┌──

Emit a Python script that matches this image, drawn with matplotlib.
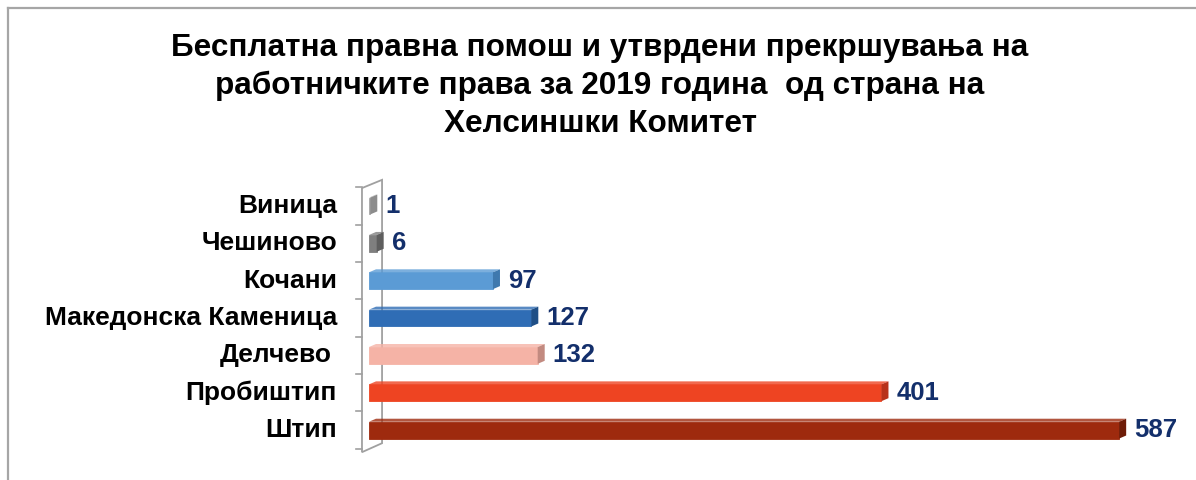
import matplotlib.pyplot as plt
from matplotlib.patches import Polygon
from matplotlib.lines import Line2D

plt.rcParams['font.family'] = ['Liberation Sans', 'DejaVu Sans']

# data, top to bottom
places = ['Виница', 'Чешиново', 'Кочани', 'Македонска Каменица', 'Делчево ', 'Пробиштип', 'Штип']
cases = [1, 6, 97, 127, 132, 401, 587]
bar_colors = ['#A6A6A6', '#7F7F7F', '#5B9BD5', '#2F6DB5', '#F5B3A6', '#EE4422', '#9E2A0E']
side_colors = ['#8C8C8C', '#5E5E5E', '#3F79AE', '#1F4F86', '#C28A80', '#B8321A', '#6E1C08']
title = ('Бесплатна правна помош и утврдени прекршувања на\n'
         'работничките права за 2019 година  од страна на\n'
         'Хелсиншки Комитет')

W, H = 1196, 480
fig = plt.figure(figsize=(W / 100, H / 100), dpi=100)
ax = fig.add_axes([340 / W, 20 / H, 840 / W, 285 / H])
ax.set_xlim(-22.7, 634.6)
ax.set_ylim(6.80, -0.83)
ax.axis('off')

# px -> data scale
sx = 840 / (634.6 + 22.7)   # px per unit x
sy = 285 / 7.63             # px per unit y

# figure frame (top and left only)
fig.add_artist(Line2D([8 / W, 1], [1 - 8 / H, 1 - 8 / H], color='#A6A6A6', lw=1.6))
fig.add_artist(Line2D([8 / W, 8 / W], [0, 1 - 8 / H], color='#A6A6A6', lw=1.6))

# side wall of the 3d chart
wl, wr = -5.5, 10.2
wall = Polygon([(wl, -0.48), (wr, -0.70), (wr, 6.35), (wl, 6.59)], closed=True,
               facecolor='white', edgecolor='#A0A0A0', lw=1.3, zorder=1)
ax.add_patch(wall)
for b in [k - 0.5 for k in range(len(places) + 1)]:
    ax.plot([wl - 6 / sx, wl], [b, b], color='#A0A0A0', lw=1.2, clip_on=False)

bh = 0.45
dx, dy = 7 / sx, 3 / sy
for i, (v, c, sc) in enumerate(zip(cases, bar_colors, side_colors)):
    top, bot = i - bh / 2, i + bh / 2
    ax.barh(i, v, height=bh, color=c, edgecolor=c, lw=0.6, zorder=3)
    ax.add_patch(Polygon([(0, top), (dx, top - dy), (v + dx, top - dy), (v, top)],
                         closed=True, facecolor=c, edgecolor='none', alpha=0.8, zorder=3))
    ax.add_patch(Polygon([(v, top), (v + dx, top - dy), (v + dx, bot - dy), (v, bot)],
                         closed=True, facecolor=sc, edgecolor='none', zorder=4))
    ax.text(v + dx + 8 / sx, i, str(v), ha='left', va='center', fontsize=18.5,
            fontweight='bold', color='#132F6B')
    ax.text(-32 / sx + (-5 / sx if places[i].endswith(' ') else 0), i, places[i].strip(),
            ha='right', va='center', fontsize=19, fontweight='bold', color='black')

fig.text(600 / W, 1 - 33 / H, title, ha='center', va='top', fontsize=22.7,
         fontweight='bold', linespacing=1.34)

fig.savefig('out.png', dpi=100)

└──

# INSTRUCTION
Without including any pictures, reproduce the listing exactly.

# SOLVED PROBLEM
Emit a Python script that matches this image, drawn with matplotlib.
import matplotlib.pyplot as plt
from matplotlib.patches import Polygon
from matplotlib.lines import Line2D

plt.rcParams['font.family'] = ['Liberation Sans', 'DejaVu Sans']

# data, top to bottom
places = ['Виница', 'Чешиново', 'Кочани', 'Македонска Каменица', 'Делчево ', 'Пробиштип', 'Штип']
cases = [1, 6, 97, 127, 132, 401, 587]
bar_colors = ['#A6A6A6', '#7F7F7F', '#5B9BD5', '#2F6DB5', '#F5B3A6', '#EE4422', '#9E2A0E']
side_colors = ['#8C8C8C', '#5E5E5E', '#3F79AE', '#1F4F86', '#C28A80', '#B8321A', '#6E1C08']
title = ('Бесплатна правна помош и утврдени прекршувања на\n'
         'работничките права за 2019 година  од страна на\n'
         'Хелсиншки Комитет')

W, H = 1196, 480
fig = plt.figure(figsize=(W / 100, H / 100), dpi=100)
ax = fig.add_axes([340 / W, 20 / H, 840 / W, 285 / H])
ax.set_xlim(-22.7, 634.6)
ax.set_ylim(6.80, -0.83)
ax.axis('off')

# px -> data scale
sx = 840 / (634.6 + 22.7)   # px per unit x
sy = 285 / 7.63             # px per unit y

# figure frame (top and left only)
fig.add_artist(Line2D([8 / W, 1], [1 - 8 / H, 1 - 8 / H], color='#A6A6A6', lw=1.6))
fig.add_artist(Line2D([8 / W, 8 / W], [0, 1 - 8 / H], color='#A6A6A6', lw=1.6))

# side wall of the 3d chart
wl, wr = -5.5, 10.2
wall = Polygon([(wl, -0.48), (wr, -0.70), (wr, 6.35), (wl, 6.59)], closed=True,
               facecolor='white', edgecolor='#A0A0A0', lw=1.3, zorder=1)
ax.add_patch(wall)
for b in [k - 0.5 for k in range(len(places) + 1)]:
    ax.plot([wl - 6 / sx, wl], [b, b], color='#A0A0A0', lw=1.2, clip_on=False)

bh = 0.45
dx, dy = 7 / sx, 3 / sy
for i, (v, c, sc) in enumerate(zip(cases, bar_colors, side_colors)):
    top, bot = i - bh / 2, i + bh / 2
    ax.barh(i, v, height=bh, color=c, edgecolor=c, lw=0.6, zorder=3)
    ax.add_patch(Polygon([(0, top), (dx, top - dy), (v + dx, top - dy), (v, top)],
                         closed=True, facecolor=c, edgecolor='none', alpha=0.8, zorder=3))
    ax.add_patch(Polygon([(v, top), (v + dx, top - dy), (v + dx, bot - dy), (v, bot)],
                         closed=True, facecolor=sc, edgecolor='none', zorder=4))
    ax.text(v + dx + 8 / sx, i, str(v), ha='left', va='center', fontsize=18.5,
            fontweight='bold', color='#132F6B')
    ax.text(-32 / sx + (-5 / sx if places[i].endswith(' ') else 0), i, places[i].strip(),
            ha='right', va='center', fontsize=19, fontweight='bold', color='black')

fig.text(600 / W, 1 - 33 / H, title, ha='center', va='top', fontsize=22.7,
         fontweight='bold', linespacing=1.34)

fig.savefig('out.png', dpi=100)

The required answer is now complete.